In the simulation of floating wind turbines, a traditional rigid floater assumption becomes less valid while pursuing large size floating wind turbines with steel-efficient floaters. Up to date, hull flexibility still cannot be efficiently incorporated into aero-servo-elastic-hydro simulation tools, and the possible influence of hull flexibility has not yet been well-understood. Consequently, it is necessary to identify the significance of hull flexibility and the possible effect of it.

Recent researches have been investigating the influence of hull flexibility on substructural internal load, global responses and dynamics of the system. However, little has been done from a tower design perspective. Moreover, tower design for a floating foundation has also been seldom documented. To fill the knowledge gap, two research questions are defined: What is the difference in tower design with a floating foundation? and What is the effect of hull flexibility on tower design?

To answer the first research question, a FEM model with rigid hull is built based on four floating concepts designed for DTU 10MW wind turbine. The tower fore-aft bending natural frequencies are compared between fixed foundation and floating foundation. The second research question is answered by developing a FEM model with flexible hull based on a spar-buoy concept. The rigid hull model and the flexible hull model are compared by implementing structural analysis and fatigue damage estimation under waves load.

The result shows that the 1st tower bending natural frequency increases significantly(except for TLP) from a fixed foundation to a floating foundation, making it difficult to achieve a soft-stiff tower design. Furthermore, it is indicated that hull flexibility can decrease the 1st tower bending natural frequency, and the magnitude varies with different tower designs. A stiff-stiff tower decreases more while a soft-stiff decreases less. Lastly, the fatigue damage estimation implies that a soft-stiff design can be lack of fatigue strength to survive from waves load.

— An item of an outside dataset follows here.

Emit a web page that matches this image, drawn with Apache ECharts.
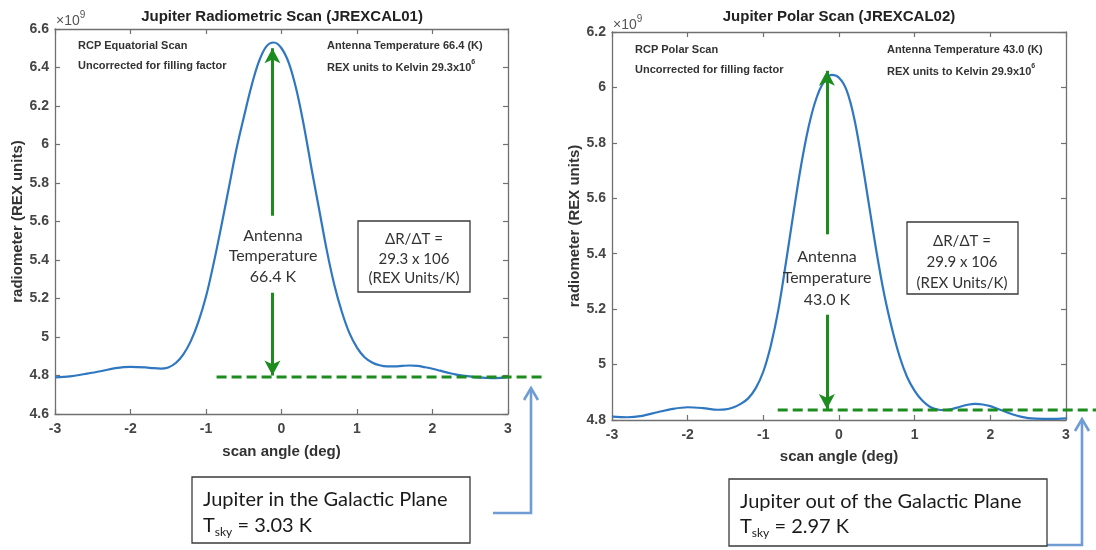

In conclusion, a soft-stiff tower design is difficult for large size floating wind turbine partly due to the increase in 1st tower bending natural frequency from fixed foundation to floating foundation, and partly because of strength requirement for fatigue load. As for a stiff-stiff tower design, without considering hull flexibility, there is a high uncertainty in the 1st tower bending natural frequency. As a result, for large size floating wind turbines, inclusion of hull flexibility is necessary for the tower design.